Sementara itu, Dr. Yulizal Yunus, M.Si dalam bukunya “Minangkabau Social Movement” menerangkan secara tegas bahwa kawin sesuku di Minangkabau tidak ditagah, dan dalam Islam pun tak dilarang. Namun, orang yang kawin sesuku, maka akan menghilangkan tempat duduknya di dalam upacara dan alek Minangkabau.
Dituliskan, duduk dalam alek ada struktur dan sesuai dengan istilah protokelrnya preseance, artinya mendudukan orang sesuai dengan jabatan dan fungsi sosialnya. Pelaku kawin sesuku, ia kehilangan dan menghilangkan sendiri fungsi sosialnya dalam adat yang harus dihormati dan didudukan sesuai dengan struktur tempat duduk dalam alek.Tempat duduk mamak di ujung, dan tempat duduk sumando/ mandeh bapak di pangka. Yang kawin sesuku status dan fungsi sosialnya tidak jelas, mamak iya, dan sumando ya juga, tetapi bukan pula sumando ninik mamak.
Taroklah sebagai sumando, lalu duduk di pangka, orang melirik kiri kanan dan berkata, “mamak tidak di sini duduknya, di ujung itu”. Ia merasa terusir ke ujung (karena di anggap mamak dalam suku). Lalu bergeser duduk ke ujung, orang melirik pula kiri kanan dan berkata: “sudah benar tadi itu duduk di pangka, karena sumando”, artinya terusir lagi ke pangka.
Tumbuh malu pada diri, akhirnya turun rumah dengan malu besar lalu hilang dari nagari, merantau jauh dari kampung dan tak pulang-pulang, kasus ini yang menyebabkan ada orang Minangkabau seperti “rantau cino”.
Senada dengan itu budayawan Minangkabau, Yus Dt. Parpatiah menyebut hukum pernikahan sasuku adalah halal, tetapi masyarakat Minangkabau tidak melakukannya.
Ia mengumpamakan kawin sasuku dengan penderita darah tinggi yang makan garam.
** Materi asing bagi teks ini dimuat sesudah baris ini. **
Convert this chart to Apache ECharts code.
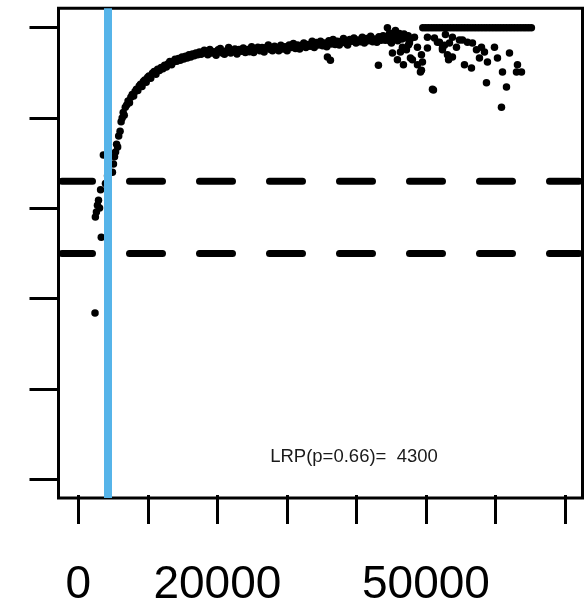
<!DOCTYPE html>
<html>
<head>
<meta charset="utf-8">
<script src="https://cdn.jsdelivr.net/npm/echarts@6/dist/echarts.min.js"></script>
<style>
html,body{margin:0;padding:0;background:#fff;}
#chart{width:584px;height:608px;}
</style>
</head>
<body>
<div id="chart"></div>
<script>
// ---- data ----
const LRP = 4300;
const thresholds = [0.66, 0.5];
const annotation = 'LRP(p=0.66)=  4300';
const xTicks = [0, 10000, 20000, 30000, 40000, 50000, 60000, 70000];
const xTickLabels = ['0', '', '20000', '', '', '50000', '', ''];
const yTicks = [0, 0.2, 0.4, 0.6, 0.8, 1.0];
const xRange = [-2848, 72445];
const yRange = [-0.0414, 1.043];

const earlyPts = [
  [2400, 0.368], [2450, 0.581], [2600, 0.592], [2750, 0.607], [2900, 0.618],
  [3050, 0.601], [3200, 0.641], [3300, 0.536], [3600, 0.718], [3900, 0.655],
  [4200, 0.672]
];
const risePts = [
  [4900, 0.680], [5050, 0.698], [5200, 0.714], [5350, 0.725], [5500, 0.742],
  [5650, 0.736], [5800, 0.760], [6000, 0.771], [6150, 0.792], [6300, 0.800],
  [6450, 0.812], [6600, 0.806], [6750, 0.824], [6950, 0.829], [7150, 0.838],
  [7350, 0.834], [7550, 0.846], [7750, 0.852], [7950, 0.849], [8150, 0.859],
  [8350, 0.864], [8550, 0.861], [8750, 0.871], [8950, 0.875], [9150, 0.870],
  [9350, 0.881], [9550, 0.884], [9750, 0.879], [9950, 0.890], [10150, 0.893],
  [10400, 0.888], [10650, 0.899], [10900, 0.903], [11150, 0.897], [11400, 0.908],
  [11650, 0.905], [11900, 0.912], [12150, 0.909], [12400, 0.917], [12650, 0.913],
  [12900, 0.920], [13150, 0.925], [13400, 0.918], [13650, 0.924], [13900, 0.930],
  [14150, 0.926], [14400, 0.932], [14650, 0.928], [14900, 0.935], [15150, 0.931],
  [15400, 0.937], [15650, 0.933], [15900, 0.940], [16150, 0.935], [16400, 0.942],
  [16650, 0.938], [16900, 0.944], [17150, 0.940], [17400, 0.946], [17650, 0.941],
  [17900, 0.944], [18100, 0.950]
];
const plateauPts = [
  [18300, 0.948], [18600, 0.940], [18900, 0.952], [19200, 0.944], [19500, 0.947],
  [19800, 0.939], [20100, 0.951], [20400, 0.954], [20700, 0.944], [21000, 0.941],
  [21300, 0.949], [21600, 0.956], [21900, 0.944], [22200, 0.948], [22500, 0.953],
  [22800, 0.942], [23100, 0.952], [23400, 0.948], [23700, 0.955], [24000, 0.945],
  [24300, 0.952], [24600, 0.947], [24900, 0.958], [25200, 0.945], [25500, 0.953],
  [25800, 0.957], [26100, 0.949], [26400, 0.956], [26700, 0.946], [27000, 0.956],
  [27300, 0.962], [27600, 0.952], [27900, 0.949], [28200, 0.959], [28500, 0.955],
  [28800, 0.949], [29100, 0.961], [29400, 0.953], [29700, 0.958], [30000, 0.949],
  [30300, 0.962], [30600, 0.956], [30900, 0.965], [31200, 0.954], [31500, 0.962],
  [31800, 0.953], [32100, 0.961], [32400, 0.966], [32700, 0.956], [33000, 0.963],
  [33300, 0.959], [33600, 0.970], [33900, 0.956], [34200, 0.967], [34500, 0.962],
  [34800, 0.970], [35100, 0.960], [35400, 0.966], [35700, 0.958], [36000, 0.971],
  [36300, 0.964], [36600, 0.974], [36900, 0.963], [37200, 0.970], [37500, 0.962],
  [37800, 0.970], [38100, 0.976], [38400, 0.966], [38700, 0.962], [39000, 0.974],
  [39300, 0.970], [39600, 0.977], [39900, 0.966], [40200, 0.973], [40500, 0.969],
  [40800, 0.979], [41100, 0.966], [41400, 0.976], [41700, 0.971], [42000, 0.981],
  [42300, 0.969], [42600, 0.975], [42900, 0.968], [43200, 0.980], [43500, 0.972],
  [43800, 0.982], [44100, 0.972], [44400, 0.979], [44700, 0.971], [45000, 0.985],
  [45300, 0.976], [45600, 0.982], [45900, 0.971], [46200, 0.982], [46500, 0.975],
  [46800, 0.986], [47100, 0.977], [47400, 0.982], [47700, 0.975]
];
const spreadPts = [
  [36222, 0.928], [35791, 0.935], [43122, 0.917], [44415, 1.000], [51028, 0.862],
  [45566, 0.994], [47434, 0.962], [46284, 0.946], [47722, 0.933], [48728, 0.918],
  [49159, 0.902], [46716, 0.918], [50165, 0.955], [51602, 0.968], [52321, 0.951],
  [44703, 0.987], [45422, 0.990], [46140, 0.987], [44990, 0.966], [45134, 0.944],
  [45853, 0.929], [46572, 0.957], [47147, 0.951], [47578, 0.966], [48297, 0.979],
  [48728, 0.957], [48009, 0.929], [49303, 0.940], [49447, 0.924], [49303, 0.906],
  [50165, 0.979], [51171, 0.977], [51890, 0.968], [52609, 0.961], [52321, 0.955],
  [53327, 0.966], [54334, 0.957], [54765, 0.973], [55915, 0.968], [56634, 0.966],
  [57209, 0.951], [57927, 0.957], [58359, 0.946], [59796, 0.957], [53040, 0.940],
  [53758, 0.935], [53200, 0.929], [55484, 0.918], [56490, 0.911], [57640, 0.933],
  [58790, 0.924], [60227, 0.933], [61952, 0.944], [60946, 0.902], [63102, 0.918],
  [63677, 0.902], [62958, 0.902], [50884, 0.864], [58646, 0.878], [61521, 0.869],
  [60802, 0.824], [52752, 0.985], [53758, 0.979], [55196, 0.973]
];
const topX = [
  49500, 49900, 50300, 50700, 51100, 51500, 51900, 52300, 52700, 53100,
  53500, 53900, 54300, 54700, 55100, 55500, 55900, 56300, 56700, 57100,
  57500, 57900, 58300, 58700, 59100, 59500, 59900, 60300, 60700, 61100,
  61500, 61900, 62300, 62700, 63100, 63500, 63900, 64300, 64700, 65100
];
const topY = 1.0;

// ---- chart ----
const allPts = [].concat(earlyPts, risePts, plateauPts, spreadPts, topX.map(x => [x, topY]));
const chart = echarts.init(document.getElementById('chart'), null, {renderer: 'canvas'});
const FONT = '"Liberation Sans", Arial, sans-serif';
// keep the round dash caps inside the plot box (about 3.5 px of the x scale)
const capPad = (xRange[1] - xRange[0]) / (584 - 58.5 - 1.5) * 3.5;

const option = {
  animation: false,
  backgroundColor: '#ffffff',
  grid: [
    {left: 58.5, right: 1.5, top: 8.3, bottom: 110, show: true, borderColor: '#000', borderWidth: 3, backgroundColor: 'transparent'},
    {left: 78.3, right: 19, top: 8.3, bottom: 110},
    {left: 58.5, right: 1.5, top: 27.7, bottom: 128.7}
  ],
  xAxis: [
    {type: 'value', gridIndex: 0, min: xRange[0], max: xRange[1], show: false},
    {type: 'value', gridIndex: 1, min: xTicks[0], max: xTicks[xTicks.length - 1], interval: 10000,
     axisLine: {show: false}, splitLine: {show: false},
     axisTick: {show: true, length: 29, inside: false, lineStyle: {color: '#000', width: 3}},
     axisLabel: {show: true, interval: 0, margin: 67, fontSize: 46, color: '#000', fontFamily: FONT,
       formatter: function (v) { const i = xTicks.indexOf(v); return i >= 0 ? xTickLabels[i] : ''; }}},
    {type: 'value', gridIndex: 2, min: 0, max: 1, show: false}
  ],
  yAxis: [
    {type: 'value', gridIndex: 0, min: yRange[0], max: yRange[1], show: false},
    {type: 'value', gridIndex: 1, min: 0, max: 1, show: false},
    {type: 'value', gridIndex: 2, min: yTicks[0], max: yTicks[yTicks.length - 1], interval: 0.2,
     axisLine: {show: false}, splitLine: {show: false}, axisLabel: {show: false},
     axisTick: {show: true, length: 29, inside: false, lineStyle: {color: '#000', width: 3}}}
  ],
  series: [
    {type: 'scatter', xAxisIndex: 0, yAxisIndex: 0, data: allPts, symbol: 'circle', symbolSize: 7.5,
     itemStyle: {color: '#000', opacity: 1}, z: 2, silent: true},
    ...thresholds.map(t => ({
      type: 'line', xAxisIndex: 0, yAxisIndex: 0, data: [[xRange[0] + capPad, t], [xRange[1] - capPad, t]],
      symbol: 'none', clip: true, z: 3, silent: true,
      lineStyle: {color: '#000', width: 7, type: [33, 37], dashOffset: 2.5, cap: 'round'}
    })),
    {type: 'line', xAxisIndex: 0, yAxisIndex: 0, data: [], z: 4, silent: true,
     markLine: {silent: true, symbol: 'none', label: {show: false},
       lineStyle: {color: '#56B4E9', width: 8, type: 'solid'},
       data: [{xAxis: LRP}]}}
  ],
  graphic: [
    {type: 'text', x: 354, y: 457, z: 10,
     style: {text: annotation, font: '18.5px ' + FONT, fill: '#1a1a1a', textAlign: 'center', textVerticalAlign: 'middle'}}
  ]
};
chart.setOption(option);
</script>
</body>
</html>
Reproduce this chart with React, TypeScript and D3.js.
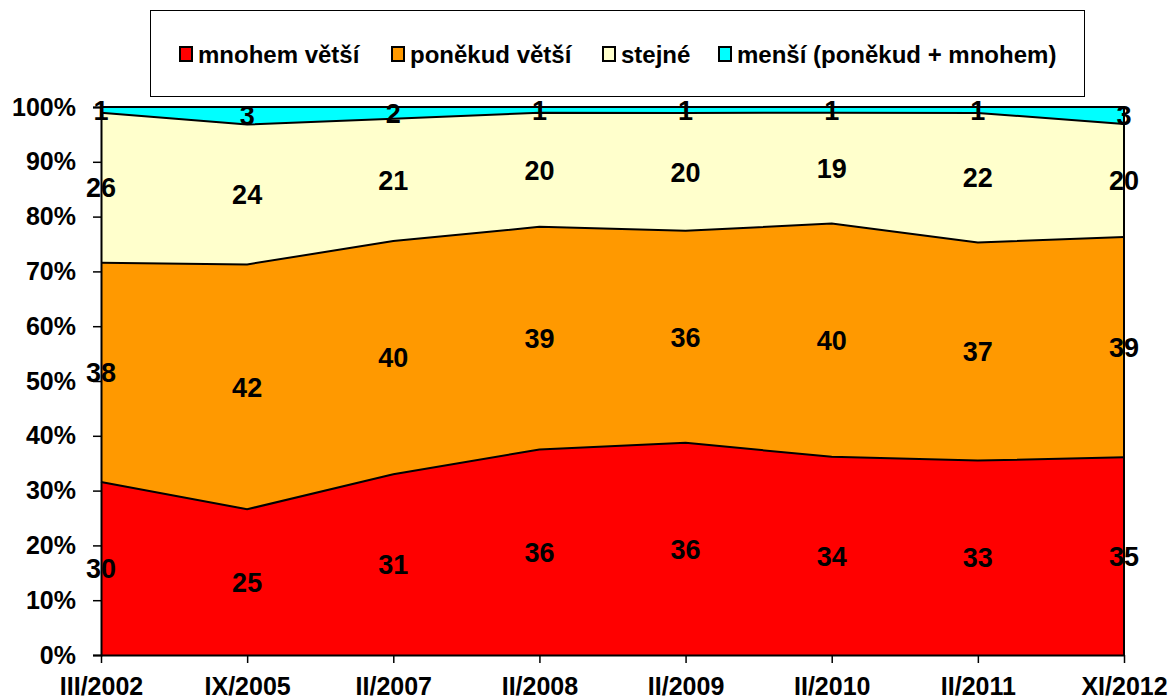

Meskipun garam adalah sesuatu yang halal, akan tetapi bila terus dikonsumsi oleh si penderita maka akan mendatangkan mudharat baginya.
“Begitu pula dengan kawin sasuku, dilarang karena merugikan masyarakat. Kalau dibebaskan kawin sasuku maka akan terjadi kekacauan yang pada akhirnya merusak kerukunan,” terangnya.
Dikatakan, pernikahan sasuku bukanlah sesuatu perintah yang wajib dilaksanakan. Akan tetapi suatu jaiz, dimana apabila dilakukan tidak mendapatkan pahala sedangkan bila tidak dilakukan tidaklah mendatangkan dosa.
“Mengonsumsi makanan yang tidak lazim dimakan orang walaupun halal merupakan pekerjaan tercela. Jika ingin juga, silahkan makan jauh-jauh didalam rimba jangan sampai nampak di kami. Sebab, bisa muntah kami yang melihatnya,” sambungnya.
Untuk itu, sambungnya, bukan sekedar halal saja yang dimakan tapi hapalan thayyiban, halal lagi baik.
“Kawin sasuku itu tidak baik dilakukan. Allah sendiri membenci sumpah dan talak walaupun halal dikerjakan,” ujar Yus Dt Parpatiah.
Bagi yang tetap melakukan kawin sasuku dampaknya adalah dikucilkan dalam pergaulan, bukan saja pribadi yang menderita tapi keluarga besar yang mendapatkan aib karena ulah perilaku tersebut.
“Kalau negara punya penjara untuk menghukum, agama punya neraka, tapi siksaan bagi pelanggar hukum adat adalah ‘satiok mato nan manandang, satiok urang nan basuo,” tutupnya.